Regarding the space needed that is easy. If a distro is intalled as a Live CD, by copying the expanded iso into a partition, it will be the same size as the CD or DVD it came from originally. If the distro is installed properly as a permanent system I find 10Gb is enough for all of them except the big system like Solaris but that will refuse to boot from a USB device. I think most distros have an installed footprint between 2.5 to 3.5Gb. 5Gb per partition worked for me when I installed the 145 systems but Linux have put on weight since.

Which systems will run on a USB hdd? That I couldn't tell untill I try all of them. I thought my previous link has showed some of the systems successfully installed.

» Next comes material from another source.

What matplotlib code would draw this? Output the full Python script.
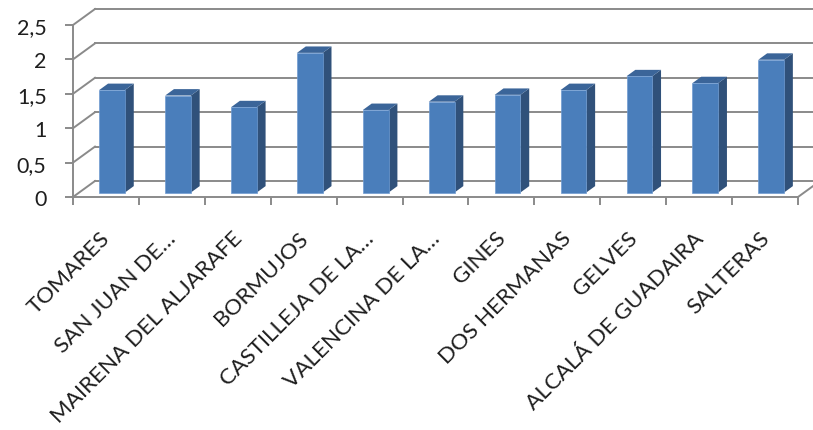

Formatting Linux partitions. MS systems do not support Linux so you can't ask any of them to create and format partition for Linux. Use a Linux Live CD instead. The strength of Linux is it has a rich command set. You have to learn it especially in multi-boot. You can get by using/learning only the commands you need at a time.

You don't need stage1.5 off Grub. Stage1 and stage2 are all I use.

You will find most if not all the essential commands needed are given in my threads. If you get stuck then ask questions.